Não é à toa que muitos veem o manifestante como vagabundo, o fazer política como algo ineficiente, o debate político como besteira. Estamos enojados com o que virou nossa engrenagem política, de tal modo que tudo que esteja fora dela nos parece menos contaminado e, portanto, uma melhor opção. É nesse descrédito que figuras como João Dória, pela insistência em distanciar-se da política que ora exercem, acham várias ondas para surfar.

João Dória coloca a si mesmo como um empresário e, acima de tudo, um gestor. Embora a capacidade de gestão seja obviamente fundamental para manter um município – ou estado, ou país – nos eixos, não é minimamente possível gerir uma máquina política sem fazer política – e o que é fazer política senão assumir o papel de político?

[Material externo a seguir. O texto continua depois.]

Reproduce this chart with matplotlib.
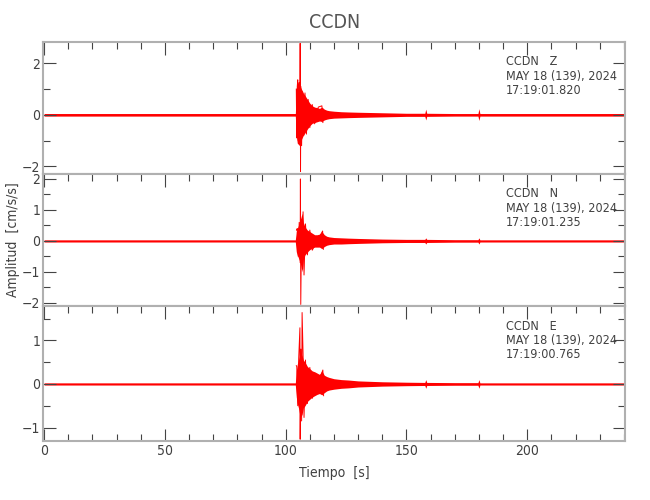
import numpy as np
import matplotlib
matplotlib.use("Agg")
import matplotlib.pyplot as plt
from matplotlib.ticker import MultipleLocator

plt.rcParams['font.family'] = ['DejaVu Sans']
plt.rcParams['font.stretch'] = 'condensed'

# --- datos ---------------------------------------------------------------
station = "CCDN"
components = ["Z", "N", "E"]
fecha = "MAY 18 (139), 2024"
horas = ["17:19:01.820", "17:19:01.235", "17:19:00.765"]

# envolvente (tiempo en s, limite superior / inferior en cm/s/s)
t_env = [0, 30, 60, 90, 104.0, 104.4, 104.8, 105.3, 105.8, 106.3, 106.8, 107.3,
         108, 109, 110, 111, 112, 113, 114, 115, 116, 117, 118, 120, 123, 126,
         130, 135, 140, 150, 157.6, 158.0, 158.4, 170, 179.6, 180.0, 180.4,
         200, 220, 240]

z_up = [0.05, 0.05, 0.05, 0.05, 0.05, 0.8, 1.3, 1.2, 1.15, 1.05, 0.95, 0.85,
        0.75, 0.6, 0.45, 0.35, 0.3, 0.28, 0.25, 0.3, 0.22, 0.18, 0.16, 0.14,
        0.12, 0.11, 0.1, 0.09, 0.08, 0.06, 0.06, 0.22, 0.06, 0.05, 0.05, 0.24,
        0.05, 0.05, 0.05, 0.05]
z_lo = [-0.05, -0.05, -0.05, -0.05, -0.05, -0.8, -1.1, -1.15, -1.2, -1.0, -0.9,
        -0.8, -0.7, -0.55, -0.42, -0.33, -0.3, -0.27, -0.24, -0.26, -0.2, -0.17,
        -0.15, -0.13, -0.12, -0.11, -0.1, -0.09, -0.08, -0.06, -0.06, -0.2,
        -0.06, -0.05, -0.05, -0.22, -0.05, -0.05, -0.05, -0.05]

n_up = [0.035, 0.035, 0.035, 0.035, 0.035, 0.3, 0.4, 0.5, 0.6, 0.75, 0.9, 0.6,
        0.45, 0.35, 0.3, 0.25, 0.2, 0.2, 0.22, 0.3, 0.2, 0.15, 0.13, 0.11,
        0.1, 0.09, 0.08, 0.07, 0.06, 0.05, 0.05, 0.1, 0.05, 0.04, 0.04, 0.1,
        0.035, 0.035, 0.035, 0.035]
n_lo = [-0.035, -0.035, -0.035, -0.035, -0.035, -0.35, -0.45, -0.55, -0.65, -0.8,
        -1.0, -0.6, -0.45, -0.35, -0.28, -0.23, -0.2, -0.2, -0.2, -0.25, -0.18,
        -0.14, -0.12, -0.1, -0.1, -0.09, -0.08, -0.07, -0.06, -0.05, -0.05,
        -0.1, -0.05, -0.04, -0.04, -0.1, -0.035, -0.035, -0.035, -0.035]

e_up = [0.025, 0.025, 0.025, 0.025, 0.025, 0.3, 0.45, 0.55, 0.65, 0.7, 0.65, 0.55,
        0.5, 0.4, 0.35, 0.3, 0.28, 0.25, 0.22, 0.3, 0.2, 0.17, 0.15, 0.12,
        0.1, 0.09, 0.07, 0.06, 0.05, 0.04, 0.035, 0.1, 0.035, 0.03, 0.03, 0.1,
        0.025, 0.025, 0.025, 0.025]
e_lo = [-0.025, -0.025, -0.025, -0.025, -0.025, -0.3, -0.45, -0.55, -0.7, -0.75,
        -0.7, -0.55, -0.5, -0.4, -0.35, -0.3, -0.27, -0.24, -0.22, -0.25, -0.2,
        -0.16, -0.14, -0.12, -0.1, -0.09, -0.07, -0.06, -0.05, -0.04, -0.035,
        -0.1, -0.035, -0.03, -0.03, -0.1, -0.025, -0.025, -0.025, -0.025]

# picos principales (zigzag)
z_tpk = [104.4, 104.6, 104.8, 105.0, 105.2, 105.5, 105.8, 106.0, 106.15, 106.3,
         106.6, 107.0, 107.5, 108.0, 108.6, 109.3, 110.0, 111.0, 112.0, 113.5,
         115.0, 115.4]
z_vpk = [1.0, -0.9, 1.1, 1.36, -1.0, 1.25, -1.1, 2.78, -2.2, 1.1, -1.2, 0.9,
         -0.8, 0.85, -0.75, 0.6, -0.5, 0.4, -0.35, 0.3, 0.35, -0.3]

n_tpk = [104.5, 104.8, 105.2, 105.6, 106.0, 106.1, 106.25, 106.6, 107.0, 107.2,
         107.6, 108.2, 109.0, 110.0, 111.0, 115.3, 115.6]
n_vpk = [0.35, 0.4, -0.5, 0.6, -0.7, 2.0, -2.05, 0.7, -0.9, 0.94, -1.1, 0.55,
         -0.45, 0.35, -0.3, 0.32, -0.27]

e_tpk = [104.4, 104.6, 105.0, 105.4, 105.9, 106.0, 106.3, 106.6, 106.8, 107.2,
         107.6, 108.2, 109.0, 110.0, 111.0, 115.4, 115.7]
e_vpk = [0.42, 0.4, -0.5, 0.6, 1.29, -1.27, 0.8, -0.85, 1.64, 0.7, -0.77, 0.55,
         -0.45, 0.38, -0.33, 0.32, -0.27]

ylims = [(-2.3, 2.83), (-2.1, 2.16), (-1.31, 1.79)]
ymajor = [2, 1, 1]
yminor = [1, 0.5, 0.5]

ups = [z_up, n_up, e_up]
los = [z_lo, n_lo, e_lo]
tpks = [z_tpk, n_tpk, e_tpk]
vpks = [z_vpk, n_vpk, e_vpk]

# --- figura ---------------------------------------------------------------
fig = plt.figure(figsize=(6.5, 5), dpi=100)
boxes = [[0.066, 0.652, 0.896, 0.264],
         [0.066, 0.388, 0.896, 0.264],
         [0.066, 0.118, 0.896, 0.270]]

txt = '#404040'
for i in range(3):
    ax = fig.add_axes(boxes[i])
    ax.fill_between(t_env, los[i], ups[i], color='red', linewidth=0)
    ax.plot(tpks[i], vpks[i], color='red', linewidth=0.7)
    ax.set_xlim(-0.5, 240.6)
    ax.set_ylim(*ylims[i])
    ax.xaxis.set_major_locator(MultipleLocator(50))
    ax.xaxis.set_minor_locator(MultipleLocator(10))
    ax.yaxis.set_major_locator(MultipleLocator(ymajor[i]))
    ax.yaxis.set_minor_locator(MultipleLocator(yminor[i]))
    ax.tick_params(which='both', direction='in', top=True, right=True,
                   bottom=(i == 2), labelbottom=(i == 2), colors='#444444',
                   labelcolor=txt, labelsize=10, width=0.8, pad=2)
    ax.tick_params(which='major', length=9)
    ax.tick_params(which='minor', length=5)
    for s in ax.spines.values():
        s.set_color('#b0b0b0')
        s.set_linewidth(1.5)
    ax.text(0.795, 0.9, f"{station}   {components[i]}\n{fecha}\n{horas[i]}",
            transform=ax.transAxes, va='top', ha='left', fontsize=9,
            color=txt, linespacing=1.15)
    if i == 0:
        ax.set_title(station, fontsize=14, color='#555555', pad=10)
    if i == 1:
        ax.set_ylabel("Amplitud  [cm/s/s]", fontsize=10, color=txt)
        ax.yaxis.set_label_coords(-0.04, 0.5)
    if i == 2:
        ax.set_xlabel("Tiempo  [s]", fontsize=10, color=txt, labelpad=6)

fig.savefig("out.png", dpi=100)
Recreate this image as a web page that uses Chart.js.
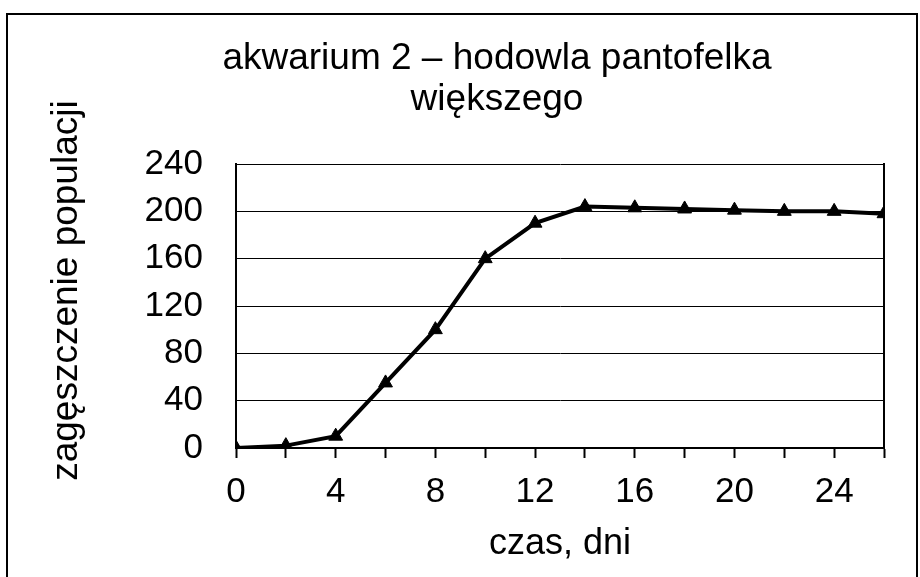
<!DOCTYPE html>
<html>
<head>
<meta charset="utf-8">
<script src="https://cdn.jsdelivr.net/npm/chart.js@4/dist/chart.umd.min.js"></script>
<style>
  html, body { margin: 0; background: #fff; overflow: hidden; }
  #wrap { position: relative; width: 920px; height: 577px; overflow: hidden; }
  #frame { position: absolute; left: 6px; top: 13px; width: 908px; height: 640px; border: 2px solid #000; }
  #chart { position: absolute; left: 0; top: 0; }
</style>
</head>
<body>
<div id="wrap">
  <div id="frame"></div>
  <canvas id="chart" width="994" height="577"></canvas>
</div>
<script>
  // czas, dni
  const days = [0, 2, 4, 6, 8, 10, 12, 14, 16, 18, 20, 22, 24, 26];
  // zagęszczenie populacji
  const density = [0, 2, 10, 55, 100, 160, 190, 204, 203, 202, 201, 200, 200, 198];
  const yTicks = [0, 40, 80, 120, 160, 200, 240];
  const xLabels = [0, 4, 8, 12, 16, 20, 24];

  const FONT = "'Liberation Sans', Arial, sans-serif";

  const ctx = document.getElementById("chart").getContext("2d");
  const chart = new Chart(ctx, {
    type: "line",
    data: {
      datasets: [
        {
          data: days.map((d, i) => ({ x: d, y: density[i] })),
          borderColor: "#000",
          backgroundColor: "#000",
          borderWidth: 4,
          tension: 0,
          pointStyle: "triangle",
          pointRadius: 8,
          pointBorderWidth: 1,
        },
      ],
    },
    options: {
      responsive: false,
      animation: false,
      layout: { padding: 0 },
      plugins: {
        legend: { display: false },
        tooltip: { enabled: false },
        title: {
          display: true,
          text: ["akwarium 2 – hodowla pantofelka", "większego"],
          color: "#000",
          font: { family: FONT, size: 37, weight: "normal", lineHeight: "41px" },
          padding: { top: 38, bottom: 44 },
        },
      },
      scales: {
        x: {
          type: "linear",
          min: 0,
          max: 26,
          afterFit: (axis) => { axis.height = 577 - 448; },
          ticks: {
            stepSize: 2,
            color: "#000",
            font: { family: FONT, size: 35 },
            padding: 13,
            maxRotation: 0,
            autoSkip: false,
            callback: (v) => (xLabels.includes(v) ? String(v) : ""),
          },
          grid: {
            drawOnChartArea: false,
            tickColor: "#000",
            tickLength: 10,
            tickWidth: 2,
          },
          border: { display: true, color: "#000", width: 2 },
          title: {
            display: true,
            text: "czas, dni",
            color: "#000",
            font: { family: FONT, size: 36 },
            padding: { top: 0, bottom: 11 },
          },
        },
        y: {
          min: 0,
          max: 240,
          afterFit: (axis) => { axis.width = 236; },
          afterBuildTicks: (axis) => {
            axis.ticks = yTicks.map((v) => ({ value: v }));
          },
          ticks: {
            color: "#000",
            font: { family: FONT, size: 35 },
            padding: 33,
          },
          grid: { color: "#000", lineWidth: 1, drawTicks: false },
          border: { display: true, color: "#000", width: 2 },
          title: {
            display: true,
            // leading spaces nudge the rotated label upwards like the original
            text: "   zagęszczenie populacji",
            color: "#000",
            font: { family: FONT, size: 37 },
            padding: { top: 45, bottom: 0 },
          },
        },
        // right edge of the plot box
        yRight: {
          position: "right",
          min: 0,
          max: 240,
          afterFit: (axis) => { axis.width = 994 - 884; },
          ticks: { display: false },
          grid: { drawOnChartArea: false, drawTicks: false },
          border: { display: true, color: "#000", width: 2 },
        },
      },
    },
  });
</script>
</body>
</html>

O prefeito de São Paulo, inclusive, continua fazendo política de forma incansável, com uma série de ações claramente midiáticas que causam a nítida impressão de que ele ainda não desceu do palanque, que continua em campanha para uma nova eleição que ainda não se definiu qual seja, mas aponta mais para Brasília do que para o Palácio dos Bandeirantes. Que não-político é esse que, mal eleito para a prefeitura, e mesmo tendo garantido que cumpriria esse mandato até o fim e não tentaria reeleição, admite com cada vez menos reservas que topa concorrer ao que quer que apareça como oportunidade em 2018? Que não-político é esse que se manifesta de forma dura, e claramente política, sobre uma greve geral que visa o governo federal, que não traz nenhuma oposição direta a sua própria administração – ou seja, que se posiciona de forma política sobre um relevante evento político?

Sugiro ao leitor e à leitora que desconfiem de quem, em meio aos políticos, insiste que não é político. Ou não é capaz de ver a si mesmo como político, mesmo sendo um deles, ou simplesmente tenta desviar os olhares para algum outro lugar. Ser ou não ser um político não é um predicado em si mesmo: é uma tarefa, que se assume ou não, de forma confessa ou dissimulada. E eu não sei vocês, mas eu quero meus eleitos bem políticos mesmo, porque ou a gente faz política de peito aberto ou ela simplesmente não serve, bem dizer, para nada.